Task requirements
Gather each line of the records where "seaborn" appears.

Excerpted records
§ §

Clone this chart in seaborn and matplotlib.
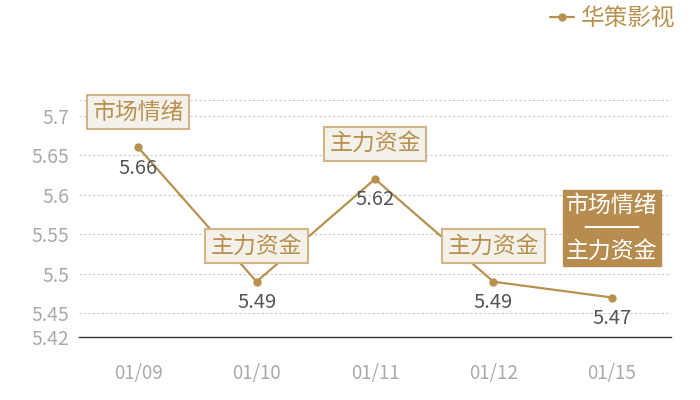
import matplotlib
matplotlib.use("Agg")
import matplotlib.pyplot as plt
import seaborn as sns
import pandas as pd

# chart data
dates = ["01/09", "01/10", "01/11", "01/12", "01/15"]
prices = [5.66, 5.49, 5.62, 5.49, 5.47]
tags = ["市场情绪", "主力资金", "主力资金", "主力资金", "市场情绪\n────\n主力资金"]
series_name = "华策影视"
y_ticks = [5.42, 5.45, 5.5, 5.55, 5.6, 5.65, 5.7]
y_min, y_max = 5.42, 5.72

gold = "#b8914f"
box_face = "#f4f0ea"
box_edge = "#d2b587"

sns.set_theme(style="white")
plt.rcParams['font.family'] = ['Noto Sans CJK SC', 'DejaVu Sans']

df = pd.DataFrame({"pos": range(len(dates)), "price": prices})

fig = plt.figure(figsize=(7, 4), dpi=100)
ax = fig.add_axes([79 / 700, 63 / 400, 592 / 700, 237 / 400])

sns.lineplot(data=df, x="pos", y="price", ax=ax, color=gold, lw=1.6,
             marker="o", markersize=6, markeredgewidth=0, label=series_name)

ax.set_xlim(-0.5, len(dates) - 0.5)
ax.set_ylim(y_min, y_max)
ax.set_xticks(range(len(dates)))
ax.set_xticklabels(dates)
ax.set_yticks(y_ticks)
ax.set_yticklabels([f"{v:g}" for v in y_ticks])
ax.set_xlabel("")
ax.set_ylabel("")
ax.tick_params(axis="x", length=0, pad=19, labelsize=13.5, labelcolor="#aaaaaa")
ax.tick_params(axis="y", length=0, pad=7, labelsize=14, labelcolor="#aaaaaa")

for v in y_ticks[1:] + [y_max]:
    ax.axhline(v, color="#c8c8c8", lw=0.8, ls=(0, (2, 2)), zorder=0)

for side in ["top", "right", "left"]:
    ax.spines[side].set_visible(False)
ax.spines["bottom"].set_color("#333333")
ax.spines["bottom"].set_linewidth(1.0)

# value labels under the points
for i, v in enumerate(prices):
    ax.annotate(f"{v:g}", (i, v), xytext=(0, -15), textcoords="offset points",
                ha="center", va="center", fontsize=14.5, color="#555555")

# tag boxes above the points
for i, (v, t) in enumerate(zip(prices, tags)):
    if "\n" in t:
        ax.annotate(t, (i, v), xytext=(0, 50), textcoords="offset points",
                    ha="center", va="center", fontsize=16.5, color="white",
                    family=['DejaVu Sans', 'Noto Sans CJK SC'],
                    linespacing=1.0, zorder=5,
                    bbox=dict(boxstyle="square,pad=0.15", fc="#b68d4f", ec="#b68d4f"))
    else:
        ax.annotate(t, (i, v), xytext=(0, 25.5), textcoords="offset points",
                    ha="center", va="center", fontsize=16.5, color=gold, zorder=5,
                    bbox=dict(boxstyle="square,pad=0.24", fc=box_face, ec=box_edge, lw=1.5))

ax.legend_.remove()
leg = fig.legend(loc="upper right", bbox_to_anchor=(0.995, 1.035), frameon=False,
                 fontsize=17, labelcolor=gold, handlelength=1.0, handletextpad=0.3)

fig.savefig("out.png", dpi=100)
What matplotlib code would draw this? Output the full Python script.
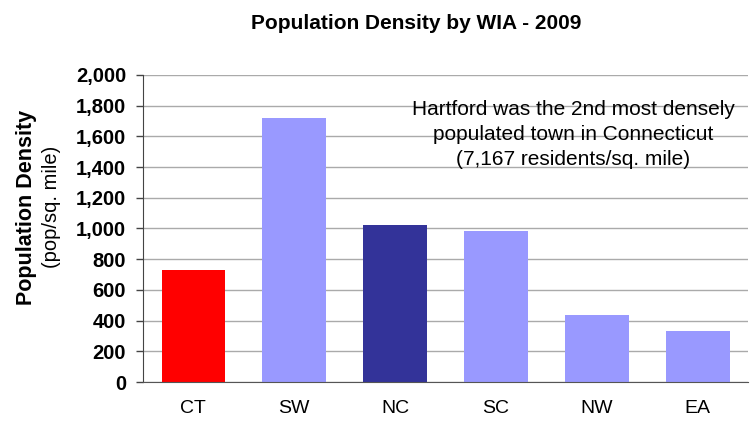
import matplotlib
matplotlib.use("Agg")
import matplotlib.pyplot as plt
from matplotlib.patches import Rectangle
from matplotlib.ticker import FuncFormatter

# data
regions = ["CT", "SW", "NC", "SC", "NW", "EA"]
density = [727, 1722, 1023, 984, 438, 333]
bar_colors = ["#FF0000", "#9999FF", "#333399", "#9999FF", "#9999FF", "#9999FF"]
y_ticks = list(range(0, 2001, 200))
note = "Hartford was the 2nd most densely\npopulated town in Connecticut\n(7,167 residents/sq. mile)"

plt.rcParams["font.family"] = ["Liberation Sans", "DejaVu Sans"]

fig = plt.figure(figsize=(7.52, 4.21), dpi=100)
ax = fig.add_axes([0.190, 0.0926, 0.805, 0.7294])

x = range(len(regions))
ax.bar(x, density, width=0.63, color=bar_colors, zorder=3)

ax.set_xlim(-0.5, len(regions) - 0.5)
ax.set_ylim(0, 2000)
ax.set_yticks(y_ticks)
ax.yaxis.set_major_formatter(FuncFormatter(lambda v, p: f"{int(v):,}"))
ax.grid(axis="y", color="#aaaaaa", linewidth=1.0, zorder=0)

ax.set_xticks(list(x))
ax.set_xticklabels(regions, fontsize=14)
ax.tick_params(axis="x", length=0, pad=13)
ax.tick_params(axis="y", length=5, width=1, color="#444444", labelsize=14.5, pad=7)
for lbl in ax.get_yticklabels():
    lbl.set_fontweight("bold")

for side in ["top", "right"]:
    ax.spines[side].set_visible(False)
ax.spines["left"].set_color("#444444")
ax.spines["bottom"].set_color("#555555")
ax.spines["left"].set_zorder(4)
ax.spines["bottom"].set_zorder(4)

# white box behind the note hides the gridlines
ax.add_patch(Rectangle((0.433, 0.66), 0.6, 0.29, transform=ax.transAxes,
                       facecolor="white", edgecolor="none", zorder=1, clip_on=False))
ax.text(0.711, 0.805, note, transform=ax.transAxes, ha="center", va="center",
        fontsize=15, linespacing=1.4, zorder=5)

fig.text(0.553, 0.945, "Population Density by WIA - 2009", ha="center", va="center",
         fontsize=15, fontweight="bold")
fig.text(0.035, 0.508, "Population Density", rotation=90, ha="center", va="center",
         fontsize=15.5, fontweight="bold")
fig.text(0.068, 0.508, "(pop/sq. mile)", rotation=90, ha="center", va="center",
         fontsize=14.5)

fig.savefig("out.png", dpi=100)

§ §

Output of the task
Clone this chart in seaborn and matplotlib.
import seaborn as sns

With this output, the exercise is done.